IN her article (Equal pay fight is about justice, not Unionism, The National, October 29) Carolyn Leckie is correct in supporting the right of the teachers and women fighting for equal pay to demonstrate. The concern is that many will see this as unions backed by the Labour Party supporting them and their cause.

They didn’t when the Labour Party controlled Glasgow City Council and when, for example, they privatised cleaning services rather than improve working conditions. Where have they been over these years when Glasgow City Council was controlled by Labour?

Then again the trade union leaders wouldn’t get far in the Labour hierarchy, like Richard Leonard has, if they rocked the boat. Or is it just a coincidence these actions in Glasgow happened within 18 months of Labour losing control in Glasgow City Council?

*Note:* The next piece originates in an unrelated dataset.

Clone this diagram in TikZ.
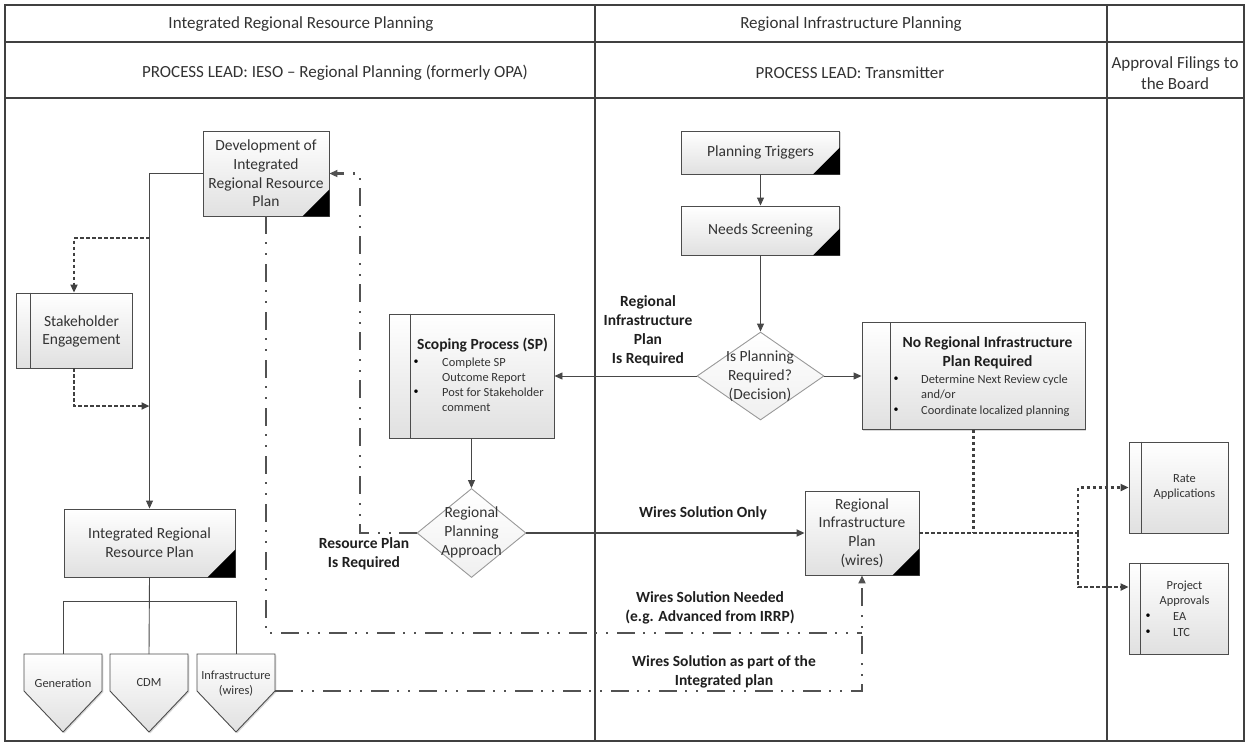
\documentclass[tikz,border=0pt]{standalone}
\usepackage{fontspec}
\setmainfont{Carlito}
\usetikzlibrary{arrows.meta,shapes.geometric,shadows}
\begin{document}
\begin{tikzpicture}[x=1pt,y=-1pt,
  frame/.style={draw=black!75, line width=1.1pt},
  hdr/.style={font=\fontsize{17}{21}\selectfont, text=black!80, align=center, inner sep=0},
  pbox/.style={draw=black!70, line width=0.9pt, top color=white, bottom color=black!12,
    drop shadow={shadow xshift=1.3pt,shadow yshift=-1.3pt,opacity=0.3}, inner sep=0},
  btxt/.style={font=\fontsize{15.5}{18.7}\selectfont, text=black!80, align=center, inner sep=0},
  stxt/.style={font=\fontsize{12.4}{15}\selectfont, text=black!80, inner sep=0},
  bul/.style={font=\fontsize{10}{12}\selectfont, text=black, inner sep=0},
  lbl/.style={font=\bfseries\fontsize{15.5}{19}\selectfont, text=black!88, align=center, inner sep=0},
  dia/.style={diamond, draw=black!40, line width=0.9pt, top color=white, bottom color=black!6, inner sep=0},
  conn/.style={draw=black!72, line width=0.9pt},
  tip/.style={-{Triangle[length=8pt,width=7pt]}},
  arr/.style={conn, tip},
  dotl/.style={draw=black!75, line width=2.1pt, dash pattern=on 3.5pt off 2.5pt},
  dashdot/.style={draw=black!68, line width=2.3pt, dash pattern=on 18pt off 8pt on 2pt off 9pt on 2pt off 9pt},
  inner/.style={draw=black!70, line width=0.9pt},
  corner/.style={fill=black}
]
\useasboundingbox (0,0) rectangle (1249,745);

% ---------- frame ----------
\draw[frame] (5,5) rectangle (1244,741);
\draw[frame] (5,42) -- (1244,42);
\draw[frame] (5,98) -- (1244,98);
\draw[frame] (595,5) -- (595,741);
\draw[frame] (1107,5) -- (1107,741);

\node[hdr] (h1) at (301,24) {Integrated Regional Resource Planning};
\node[hdr] (h2) at (851,24) {Regional Infrastructure Planning};
\node[hdr] (h3) at (335,73) {PROCESS LEAD: IESO – Regional Planning (formerly OPA)};
\node[hdr] (h4) at (850,73) {PROCESS LEAD: Transmitter};
\node[hdr] (h5) at (1175,73) {Approval Filings to\\the Board};

% ---------- process boxes ----------
\node[pbox, btxt, minimum width=126pt, minimum height=85pt] (dev) at (266,173.5)
  {Development of\\Integrated\\Regional Resource\\Plan};
\fill[corner] (dev.south east) -- ++(-27,0) -- ++(27,-27) -- cycle;

\node[pbox, btxt, minimum width=158pt, minimum height=43pt] (pt) at (760.5,152.5) {Planning Triggers};
\fill[corner] (pt.south east) -- ++(-27,0) -- ++(27,-27) -- cycle;

\node[pbox, btxt, minimum width=158pt, minimum height=49pt] (ns) at (760.5,230.5) {Needs Screening};
\fill[corner] (ns.south east) -- ++(-27,0) -- ++(27,-27) -- cycle;

\node[pbox, btxt, minimum width=171pt, minimum height=68pt] (irrp) at (149.5,543)
  {Integrated Regional\\Resource Plan};
\fill[corner] (irrp.south east) -- ++(-28,0) -- ++(28,-28) -- cycle;

\node[pbox, btxt, minimum width=114pt, minimum height=84pt] (rip) at (862,533)
  {Regional\\Infrastructure\\Plan\\(wires)};
\fill[corner] (rip.south east) -- ++(-27,0) -- ++(27,-27) -- cycle;

% stakeholder
\node[pbox, minimum width=116pt, minimum height=75pt] (stake) at (74,330.5) {};
\draw[inner] ([xshift=15pt]stake.north west) -- ([xshift=15pt]stake.south west);
\node[btxt] (staket) at (81.5,331.5) {Stakeholder\\Engagement};

% scoping
\node[pbox, minimum width=165pt, minimum height=124pt] (scope) at (471.5,376) {};
\draw[inner] ([xshift=22pt]scope.north west) -- ([xshift=22pt]scope.south west);
\node[lbl] (scopet) at (482.5,345) {Scoping Process (SP)};
\node[bul] (sb1) at (416,362) {•};
\node[bul] (sb2) at (416,392) {•};
\node[stxt, anchor=base west] (s1) at (442,366) {Complete SP};
\node[stxt, anchor=base west] (s2) at (442,381) {Outcome Report};
\node[stxt, anchor=base west] (s3) at (442,396) {Post for Stakeholder};
\node[stxt, anchor=base west] (s4) at (442,411) {comment};

% no regional plan
\node[pbox, minimum width=223pt, minimum height=107pt] (noreg) at (973.5,376) {};
\draw[inner] ([xshift=29pt]noreg.north west) -- ([xshift=29pt]noreg.south west);
\node[lbl] (noregt) at (987.5,352.5) {No Regional Infrastructure\\Plan Required};
\node[bul] (nb1) at (896,379) {•};
\node[bul] (nb2) at (896,410) {•};
\node[stxt, anchor=base west] (n1) at (921,383) {Determine Next Review cycle};
\node[stxt, anchor=base west] (n2) at (921,398) {and/or};
\node[stxt, anchor=base west] (n3) at (921,414) {Coordinate localized planning};

% rate applications
\node[pbox, minimum width=99pt, minimum height=91pt] (rate) at (1178.5,487.5) {};
\draw[inner] ([xshift=13pt]rate.north west) -- ([xshift=13pt]rate.south west);
\node[stxt, align=center] (ratet) at (1184.5,487) {Rate\\Applications};

% project approvals
\node[pbox, minimum width=99pt, minimum height=91pt] (proj) at (1178.5,608.5) {};
\draw[inner] ([xshift=12pt]proj.north west) -- ([xshift=12pt]proj.south west);
\node[stxt, align=center] (projt) at (1184.5,593.5) {Project\\Approvals};
\node[bul] (pb1) at (1148,616) {•};
\node[bul] (pb2) at (1148,632) {•};
\node[stxt, anchor=base west] (p1) at (1173,620) {EA};
\node[stxt, anchor=base west] (p2) at (1173,636) {LTC};

% ---------- decisions ----------
\node[dia, minimum width=127pt, minimum height=88pt] (dec) at (760.5,376) {};
\node[btxt] (dect) at (760,376) {Is Planning\\Required?\\(Decision)};
\node[dia, minimum width=109pt, minimum height=89pt] (rpa) at (471.5,533) {};
\node[btxt] (rpat) at (471.5,532.5) {Regional\\Planning\\Approach};

% ---------- pentagons ----------
\foreach \cx/\nm in {63/gen,149/cdm,236/inf}{
  \draw[draw=black!70, line width=0.9pt, top color=white, bottom color=black!12,
    drop shadow={shadow xshift=1.3pt,shadow yshift=-1.3pt,opacity=0.3}]
    (\cx-39,654) -- (\cx+39,654) -- (\cx+39,691) -- (\cx,732) -- (\cx-39,691) -- cycle;
  \coordinate (\nm top) at (\cx,654);
}
\coordinate (infE) at (275,691);
\node[stxt] (gent) at (63,683) {Generation};
\node[stxt] (cdmt) at (149,683) {CDM};
\node[stxt, align=center] (inft) at (236,683.5) {Infrastructure\\(wires)};

% ---------- connectors ----------
\coordinate (br1) at (149.5,238);
\coordinate (j1) at (149.5,406);
\coordinate (tj) at (149.5,601);
\draw[arr] (dev.west) -| (irrp.north);
\draw[dotl, tip] (br1) -| (stake.north);
\draw[dotl, tip] (stake.south) |- (j1);

\draw[conn] (irrp.south) -- (cdmtop);
\draw[conn] (gentop) -- (gentop |- tj) -- (inftop |- tj) -- (inftop);

\draw[arr] (pt.south) -- (ns.north);
\draw[arr] (ns.south) -- (dec.north);
\draw[arr] (dec.west) -- (scope.east);
\draw[arr] (dec.east) -- (noreg.west);
\draw[arr] (scope.south) -- (rpa.north);
\draw[draw=black!72, line width=1.8pt, tip] (rpa.east) -- (rip.west);

\coordinate (rpaL) at (360,533);
\coordinate (m1) at (862,633);
\draw[dashdot, tip] (rpa.west) -- (rpaL) |- (dev.east);
\draw[dashdot] (dev.south) |- (m1);
\draw[dashdot, tip] (infE) -| (rip.south);

\coordinate (dj) at (1078,533);
\draw[dotl] (rip.east) -- (dj);
\draw[dotl] (noreg.south) -- (noreg.south |- dj);
\draw[dotl, tip] (dj) |- (rate.west);
\draw[dotl, tip] (dj) |- ([yshift=21.5pt]proj.west);

% ---------- labels ----------
\node[lbl] (l1) at (648,331) {Regional\\Infrastructure\\Plan\\Is Required};
\node[lbl] (l2) at (703,513) {Wires Solution Only};
\node[lbl] (l3) at (364,554) {Resource Plan\\Is Required};
\node[lbl] (l4) at (710,607.5) {Wires Solution Needed\\(e.g. Advanced from IRRP)};
\node[lbl] (l5) at (724,671.5) {Wires Solution as part of the\\Integrated plan};
\end{tikzpicture}
\end{document}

Remember that austerity policies are the real cause of the decline in teachers’ wages and that Labour voted with the Conservatives in 2015 to continue these austerity policies while SNP voted against. Remember that, due to extra funding by the SNP government, teachers in Scotland currently get higher wages than in England and Wales with the lowest-paid teachers in Scotland getting 18% more. Remember that, had it not been for the SNP, teachers and everyone else would be paying for nursery education and school meals for their own children and, while training, would have to have found more than £36,000 to pay for tuition fees as they do in England and Wales. Remember that, while the current offer doesn’t restore wages to where they should be, it is better than what is being proposed in England and Wales.

While the teachers had the perfect right to demonstrate, why did the EIS allow Leonard to address the teachers’ demonstration? Where does the Labour Party suggest the extra money come from when Labour-backed austerity policies are the principle cause of the decline of salaries? Yet if there is any increase in the offer Labour will certainly now try to claim the credit. The concern is that some will be misguided into believing Labour are really there for them and vote for them in a General Election. This would only weaken the case for devolved powers and the case for a future vote on independence in the eyes of Westminster. It is important that Labour’s involvement is seen as what it is, political opportunism.
Jim Stamper
Bearsden

LOOKING at the pictures of teachers marching over their pay reminds me of the time in about 1970 when I took the day off work and, along with colleagues from all over England, went to Westminster as part of a mass lobby of MPs for better pay for teachers. That was about 50 years ago, and I expect that in another 50 years teachers will be complaining about their low pay.

I have no doubt that teaching is not easy work, which is why I left after a couple of years. I have a number of friends from those days who retired very early because their health was impacted. I suspect that teachers today get no more support from parents and the community than I got 50 years ago.

Teachers have a very important job to do educating the nation’s children. Unfortunately they will not be educating the ruling classes who go to private schools where the children learn that their destiny is to control the world. As Stanley Johnson said of his son: “Boris wants to be king of the world.”

It is a truism that most people feel they are underpaid for the work they do and that includes our politicians, many of whom set the conditions of our own employment and ability to earn a living.

In about 1990, the company I was then working for had a meeting regarding pay at which the Tory chairman of the board used inaccurate figures and accounting methods to show that our pay was more than adequate. He ended his spiel by telling us: “Remember what we did to the miners in 1984.”

As a pensioner, I gather that my state pension is among the lowest in Europe. Government ministers have said that people of my age should be replacing the workforce of itinerant workers from Europe who work in our agricultural and horticultural sectors. I presume this is meant as a replacement of our pensions rather than a supplement to them.
Robert Mitchell
Stirling

EVEN if a future Labour government is able to find a way to write off student debt for non-devolved-funded education, graduates would still have a moral debt to the public – many of whom are quite poor. This could be repaid by loyalty to the national economy.

The country needs clever people to reconstruct our imbalanced, battered economy, not flit away to Australia or the US to earn selfish, larger salaries. We need a spirit of mutuality, collaboration and compatriotism to emerge in Britain, where it becomes an anathema to any compatriot to design a product only to have it manufactured in Singapore, or anywhere else.